Отец и сын крепко обнялись и несколько минут стояли молча.
Ровно через месяц после этой беседы и чтения писем состоялась свадьба дона Луиса де Варгаса и Пепиты Хименес.
Сеньор настоятель, остерегаясь шуток брата из-за провала возвышенных намерений Луисито и предчувствуя, что он сыграет незавидную роль в городке и своим присутствием вызовет лишние толки: ему, мол, не дается воспитание святых, – отговорился занятостью и не пожелал приехать, хотя и прислал свое благословение и великолепные серьги в подарок невесте.
Таким образом, удовольствие сочетать Пепиту браком с доном Луисом досталось на долю сеньора викария.
Невеста в чудесном наряде была прекрасна и казалась всем вполне достойной того, чтобы променять на нее власяницу и розги.
Дон Педро дал замечательный бал во внутреннем дворе дома и смежных залах. Слуги и господа, идальго и батраки, местные дамы, сеньориты и простые девушки присутствовали и смешались воедино, как во времена сказочного века, названного по неизвестной причине – «золотым». Несколько искусных, а если не искусных, то во всяком случае неутомимых гитаристов играли фанданго.
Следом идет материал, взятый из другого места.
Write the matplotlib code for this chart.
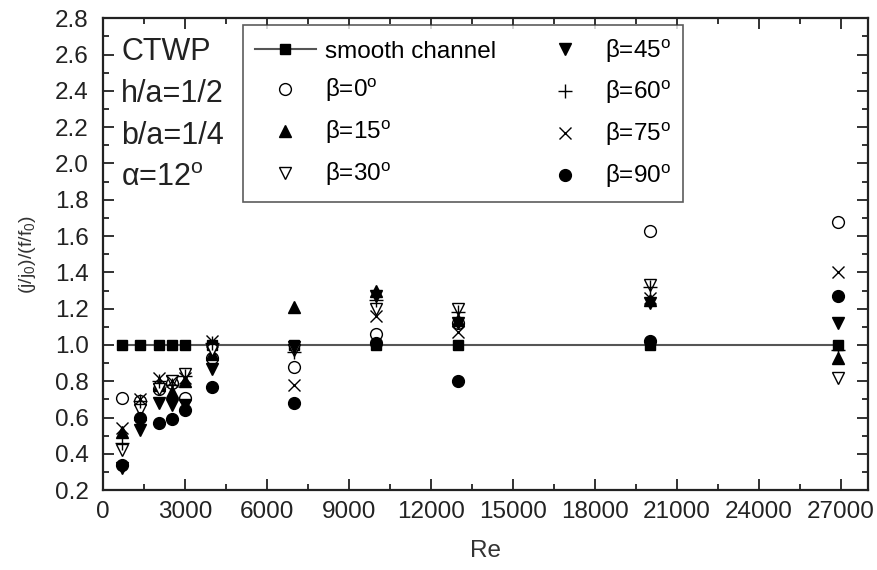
import matplotlib
matplotlib.use("Agg")
import matplotlib.pyplot as plt
from matplotlib.ticker import MultipleLocator

plt.rcParams['font.family'] = ['Liberation Sans', 'DejaVu Sans']
plt.rcParams['mathtext.fontset'] = 'custom'
plt.rcParams['mathtext.rm'] = 'Liberation Sans'
plt.rcParams['mathtext.it'] = 'Liberation Sans:italic'

# Reynolds numbers tested
re_vals = [700, 1350, 2050, 2550, 3000, 4000, 7000, 10000, 13000, 20000, 26900]

# thermal performance (j/j0)/(f/f0) for each rib angle
smooth = [1.0, 1.0, 1.0, 1.0, 1.0, 1.0, 1.0, 1.0, 1.0, 1.0, 1.0]
beta0 = [0.71, 0.69, 0.76, 0.79, 0.71, 0.93, 0.88, 1.06, 1.12, 1.63, 1.68]
beta15 = [0.52, 0.62, 0.78, 0.74, 0.80, 0.95, 1.21, 1.30, 1.14, 1.25, 0.93]
beta30 = [0.42, 0.64, 0.76, 0.80, 0.84, 0.97, 0.97, 1.20, 1.20, 1.33, 0.82]
beta45 = [0.32, 0.53, 0.68, 0.67, 0.67, 0.87, 0.99, 1.27, 1.12, 1.23, 1.12]
beta60 = [0.46, 0.69, 0.80, 0.78, 0.83, 1.01, 0.96, 1.25, 1.18, 1.32, 0.97]
beta75 = [0.54, 0.70, 0.82, 0.80, 0.82, 1.02, 0.78, 1.16, 1.07, 1.26, 1.40]
beta90 = [0.34, 0.60, 0.57, 0.59, 0.64, 0.77, 0.68, 1.01, 0.80, 1.02, 1.27]

deg = r'$^{\mathrm{o}}$'

fig = plt.figure(figsize=(8.78, 5.70), dpi=100)
ax = fig.add_axes([0.117, 0.14, 0.872, 0.828])

ms = 8.5
ax.plot(re_vals, smooth, color='#555555', lw=1.5, marker='s', ms=7.5,
        mfc='black', mec='black', label='smooth channel')
ax.plot(re_vals, beta0, ls='none', marker='o', ms=ms, mfc='white',
        mec='black', mew=1.0, label='β=0' + deg)
ax.plot(re_vals, beta15, ls='none', marker='^', ms=ms, color='black',
        label='β=15' + deg)
ax.plot(re_vals, beta30, ls='none', marker='v', ms=ms, mfc='white',
        mec='black', mew=1.0, label='β=30' + deg)
ax.plot(re_vals, beta45, ls='none', marker='v', ms=ms, color='black',
        label='β=45' + deg)
ax.plot(re_vals, beta60, ls='none', marker='+', ms=ms + 1.5, color='black',
        mew=1.0, label='β=60' + deg)
ax.plot(re_vals, beta75, ls='none', marker='x', ms=ms, color='black',
        mew=1.0, label='β=75' + deg)
ax.plot(re_vals, beta90, ls='none', marker='o', ms=ms, color='black',
        label='β=90' + deg)

ax.set_xlim(0, 28000)
ax.set_ylim(0.2, 2.8)
ax.xaxis.set_major_locator(MultipleLocator(3000))
ax.xaxis.set_minor_locator(MultipleLocator(1500))
ax.yaxis.set_major_locator(MultipleLocator(0.2))
ax.yaxis.set_minor_locator(MultipleLocator(0.1))
ax.yaxis.set_major_formatter(plt.FormatStrFormatter('%.1f'))
ax.tick_params(which='both', direction='in', top=True, right=True,
               labelsize=17.5, width=1.3, colors='#222222')
ax.tick_params(which='major', length=8)
ax.tick_params(axis='x', which='major', pad=8)
ax.tick_params(axis='y', which='major', pad=10)
ax.tick_params(which='minor', length=4)
for sp in ax.spines.values():
    sp.set_linewidth(1.6)
    sp.set_color('#222222')

ax.set_xlabel('Re', fontsize=17.5, labelpad=12, color='#333333')
ax.set_ylabel(r'(j/j$_0$)/(f/f$_0$)', fontsize=14, labelpad=12, color='#333333')

# geometry annotations
notes = ['CTWP', 'h/a=1/2', 'b/a=1/4', 'α=12' + deg]
for i, t in enumerate(notes):
    ax.text(0.024, 0.928 - i * 0.089, t, transform=ax.transAxes,
            fontsize=22, va='center', ha='left', color='#222222')

leg = ax.legend(ncol=2, loc='upper left', bbox_to_anchor=(0.183, 0.985),
                fontsize=17.5, frameon=True, fancybox=False, edgecolor='#333333',
                handlelength=2.5, columnspacing=1.6, labelspacing=0.6,
                borderpad=0.5, handletextpad=0.37, borderaxespad=0)
leg.get_frame().set_linewidth(1.2)

fig.savefig('out.png', dpi=100)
Цыган и цыганка, знаменитые певцы, пели страстные любовные куплеты. А школьный учитель прочел написанную гекзаметром эпиталаму.
Для простого люда приготовили слойки, оладьи, варенье, сдобу, марципаны, бисквиты и вволю вина. Сеньоры угощались засахаренными фруктами, шоколадом, апельсиновым соком, шербетом и тонкими ароматными ликерами.
Дон Педро вел себя как молодой человек: веселился, шутил, ухаживал. Его жалобы в письме к настоятелю на ревматизм и прочие недуги казались притворством. Он танцевал фанданго с Пепитой, с ее изящными горничными и еще многими девушками. Провожая утомленную даму на место, он, как полагается, пылко ее обнимал, а девушек попроще награждал щипками, хотя этикет этого и не требовал. Дон Педро простер свою галантность до того, что пригласил танцевать семипудовую донью Касильду; отказаться было невозможно, и бедняжка, задыхаясь от июльской жары, проливала потоки пота. Под конец дон Педро насел на Куррито и заставил его столько раз поднимать бокал за счастье молодоженов, что погонщику мулов Дьентесу пришлось положить беднягу поперек ослицы, как бурдюк с вином, и отвезти домой отсыпаться.